Takei, 61, has visited many other Chinese cities since he first set foot in the country in 1990.

He said that year meant a lot to him. Takei married his wife then, just as Japan began to feel the pain of economic stagnation. "Young couples at that time preferred fabulous Western scenic spots for their honeymoons, but we chose to visit China," Takei said.

"It was really unusual during that time, but I still relish that sweet experience," Takei said.

Contact between ordinary Japanese and Chinese people was rare at the time, and they knew little about the reality of common people's lives in each other's countries.

Takei said China was utterly different from what Japanese media portrayed at home. "China boasts a lot of wonderful places and the people there are really friendly," said Takei. "Young people always offer their seats to the elderly, which is never seen in Japan."

Kunio Inayama, an assistant professor also with Hokuriku University, said he considers Tianjin his second hometown.

Inayama, 47, said Tianjin shares many similarities with his hometown of Osaka, where the people are outgoing and love humor.

Inayama said he has visited Tianjin 14 times, and he bases his understanding of China on his own experience, rather than just following the Japanese media's reporting.

When he heard the shocking news of the Tianjin blasts in August, Inayama immediately called his local friends in the city to find out the truth. Upon hearing that urban Tianjin was safe, he stuck to his original plan and brought his students to study in Tianjin.

Inayama is also a fan of Chinese traditional musical instruments, and can perform Chinese songs on the musical saw. He even organized two musical saw performances back in Japan to raise funds for Tianjin disaster relief.

"It was not too much money, but I sincerely wish to help as many Tianjin citizens as possible," Inayama said.

Taiga Yamamoto, 19, was a complete stranger to Tianjin when he arrived to Tianjin to study Chinese this summer.
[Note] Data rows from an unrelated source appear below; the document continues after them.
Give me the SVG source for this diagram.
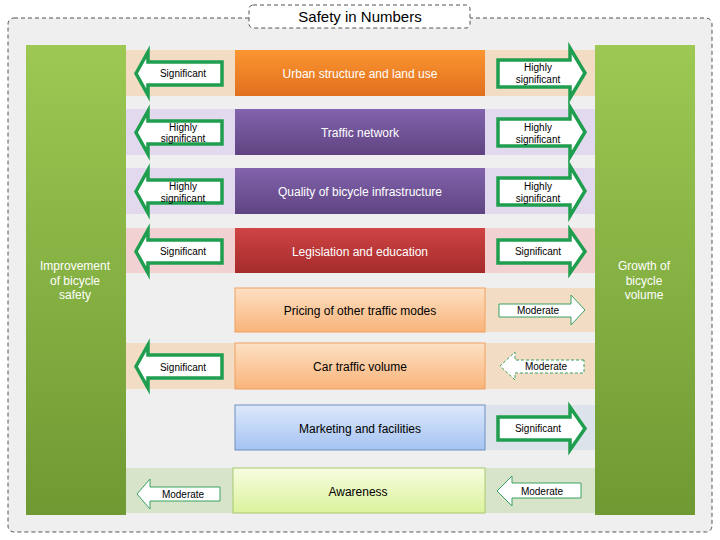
<svg xmlns="http://www.w3.org/2000/svg" width="720" height="540" viewBox="0 0 720 540">
<defs>
<linearGradient id="gBar" x1="0" y1="0" x2="0" y2="1"><stop offset="0" stop-color="#9cc853"/><stop offset="1" stop-color="#6f9a33"/></linearGradient>
<linearGradient id="gOr" x1="0" y1="0" x2="0" y2="1"><stop offset="0" stop-color="#fb9530"/><stop offset="1" stop-color="#e0701e"/></linearGradient>
<linearGradient id="gPu" x1="0" y1="0" x2="0" y2="1"><stop offset="0" stop-color="#8263ad"/><stop offset="1" stop-color="#5f4481"/></linearGradient>
<linearGradient id="gRe" x1="0" y1="0" x2="0" y2="1"><stop offset="0" stop-color="#cf4444"/><stop offset="1" stop-color="#a52b2b"/></linearGradient>
<linearGradient id="gLo" x1="0" y1="0" x2="0" y2="1"><stop offset="0" stop-color="#fde0c4"/><stop offset="1" stop-color="#f9b47a"/></linearGradient>
<linearGradient id="gBl" x1="0" y1="0" x2="0" y2="1"><stop offset="0" stop-color="#dde8fb"/><stop offset="1" stop-color="#a5c3f2"/></linearGradient>
<linearGradient id="gGr" x1="0" y1="0" x2="0" y2="1"><stop offset="0" stop-color="#f6fde0"/><stop offset="1" stop-color="#dcf29d"/></linearGradient>
</defs>
<style>
text{font-family:"Liberation Sans",Arial,sans-serif;text-anchor:middle}
.t{font-size:12px}
.w{fill:#fff}
.b{fill:#000;font-weight:bold}
.a{font-size:10px;fill:#000}
.sig{fill:#fff;stroke:#1f9e4f;stroke-width:3.5}
.mod{fill:#fff;stroke:#3aa060;stroke-width:1}
.dash{fill:#fff;stroke:#3aa060;stroke-width:1;stroke-dasharray:3 2}
</style>
<rect x="8" y="18" width="704" height="514" rx="6" fill="#efefef" stroke="#555" stroke-dasharray="4 3"/>
<g id="title"><rect x="249" y="5" width="221" height="23" rx="4" fill="#fff" stroke="#555" stroke-dasharray="4 3"/><text x="360" y="22" style="font-size:15px">Safety in Numbers</text></g>
<g id="bands">
<rect x="126" y="50" width="469" height="46" fill="#f2dcc4"/>
<rect x="126" y="109" width="469" height="46" fill="#e3d9ee"/>
<rect x="126" y="168" width="469" height="46" fill="#e3d9ee"/>
<rect x="126" y="228" width="469" height="45" fill="#f1d1d1"/>
<rect x="485" y="288" width="110" height="44" fill="#f2dcc4"/>
<rect x="126" y="343" width="469" height="46" fill="#f2dcc4"/>
<rect x="485" y="405" width="110" height="45" fill="#dde3ea"/>
<rect x="126" y="468" width="469" height="45" fill="#d7e4c9"/>
</g>
<g id="left"><rect x="26" y="45" width="100" height="470" fill="url(#gBar)"/><text class="t w" x="75" y="270">Improvement</text><text class="t w" x="75" y="285">of bicycle</text><text class="t w" x="75" y="299">safety</text></g>
<g id="right"><rect x="595" y="45" width="100" height="470" fill="url(#gBar)"/><text class="t w" x="644" y="270">Growth of</text><text class="t w" x="644" y="285">bicycle</text><text class="t w" x="644" y="299">volume</text></g>
<g id="n1"><rect x="235" y="50" width="250" height="46" fill="url(#gOr)"/><text class="t w" x="360" y="78">Urban structure and land use</text></g>
<g id="n2"><rect x="235" y="109" width="250" height="46" fill="url(#gPu)"/><text class="t w" x="360" y="137">Traffic network</text></g>
<g id="n3"><rect x="235" y="168" width="250" height="46" fill="url(#gPu)"/><text class="t w" x="360" y="196">Quality of bicycle infrastructure</text></g>
<g id="n4"><rect x="235" y="228" width="250" height="45" fill="url(#gRe)"/><text class="t w" x="360" y="256">Legislation and education</text></g>
<g id="n5"><rect x="235" y="288" width="250" height="44" fill="url(#gLo)" stroke="#f0a060"/><text class="t b" x="360" y="315" style="font-weight:normal">Pricing of other traffic modes</text></g>
<g id="n6"><rect x="235" y="343" width="250" height="46" fill="url(#gLo)" stroke="#f0a060"/><text class="t" x="360" y="371">Car traffic volume</text></g>
<g id="n7"><rect x="235" y="405" width="250" height="45" fill="url(#gBl)" stroke="#6f8fc0"/><text class="t" x="360" y="433">Marketing and facilities</text></g>
<g id="n8"><rect x="233" y="468" width="252" height="45" fill="url(#gGr)" stroke="#a8c870"/><text class="t" x="358" y="496">Awareness</text></g>
<g id="connectors">
<path class="sig" d="M222,62 H148 V52 L136,73.5 L148,95 V85 H222 Z"/>
<path class="sig" d="M222,121 H148 V111 L136,132.5 L148,154 V144 H222 Z"/>
<path class="sig" d="M222,180 H148 V170 L136,191.5 L148,213 V203 H222 Z"/>
<path class="sig" d="M222,240 H148 V230 L136,251.5 L148,273 V263 H222 Z"/>
<path class="sig" d="M222,355 H148 V345 L136,366.5 L148,388 V378 H222 Z"/>
<path class="mod" d="M220,487 H150 V479 L137,494 L150,509 V501 H220 Z"/>
<path class="sig" d="M498,60 H570 V48 L585,73 L570,98 V87 H498 Z"/>
<path class="sig" d="M498,119 H570 V107 L585,132 L570,157 V146 H498 Z"/>
<path class="sig" d="M498,178 H570 V166 L585,191 L570,216 V205 H498 Z"/>
<path class="sig" d="M498,240 H570 V230 L585,251.5 L570,273 V263 H498 Z"/>
<path class="mod" d="M499,304 H571 V295 L585,310 L571,325 V317 H499 Z"/>
<path class="dash" d="M584,360 H515 V352 L500,366 L515,380 V373 H584 Z"/>
<path class="sig" d="M498,417 H570 V407 L585,428.5 L570,450 V440 H498 Z"/>
<path class="mod" d="M581,483 H512 V476 L497,491 L512,506 V498 H581 Z"/>
</g>
<g id="labels">
<text class="a" x="183" y="77">Significant</text>
<text class="a" x="183" y="131">Highly</text><text class="a" x="183" y="142">significant</text>
<text class="a" x="183" y="190">Highly</text><text class="a" x="183" y="202">significant</text>
<text class="a" x="183" y="255">Significant</text>
<text class="a" x="183" y="371">Significant</text>
<text class="a" x="183" y="498">Moderate</text>
<text class="a" x="538" y="71">Highly</text><text class="a" x="538" y="83">significant</text>
<text class="a" x="538" y="131">Highly</text><text class="a" x="538" y="143">significant</text>
<text class="a" x="538" y="190">Highly</text><text class="a" x="538" y="202">significant</text>
<text class="a" x="538" y="255">Significant</text>
<text class="a" x="538" y="314">Moderate</text>
<text class="a" x="546" y="370">Moderate</text>
<text class="a" x="538" y="432">Significant</text>
<text class="a" x="542" y="495">Moderate</text>
</g>
</svg>
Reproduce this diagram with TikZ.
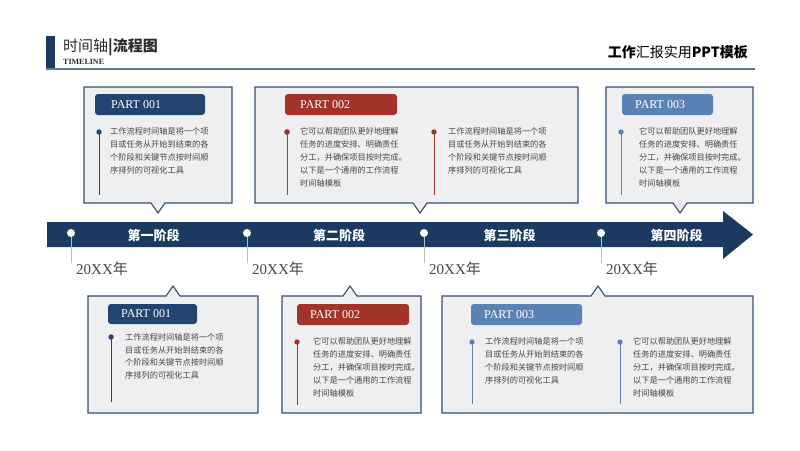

The sophomore at Aichi Shukutoku University said it was his first overseas experience.

"My friends back home were wondering why I came to China instead of the more developed Europe or the U.S.," Yamamoto said. "But once you are here, you will find Tianjin is a very livable and amiable place with perfect security and order."

Yamamoto said he and his friends had the impression from Japanese media that Chinese are radical and aggressive.

"But now with my own experience, I find that is totally biased," Yamamoto said. "Most of the Japanese coverage on China is negative, and I think they should report more on the bright side of China to promote bilateral relations.

Yamamoto said he is now working hard in his Chinese courses and hopes to find a job in China or a Japanese airport after graduation. "There are many foreign travelers in the airport, and I would have the chance to use my ability to speak Chinese," he said.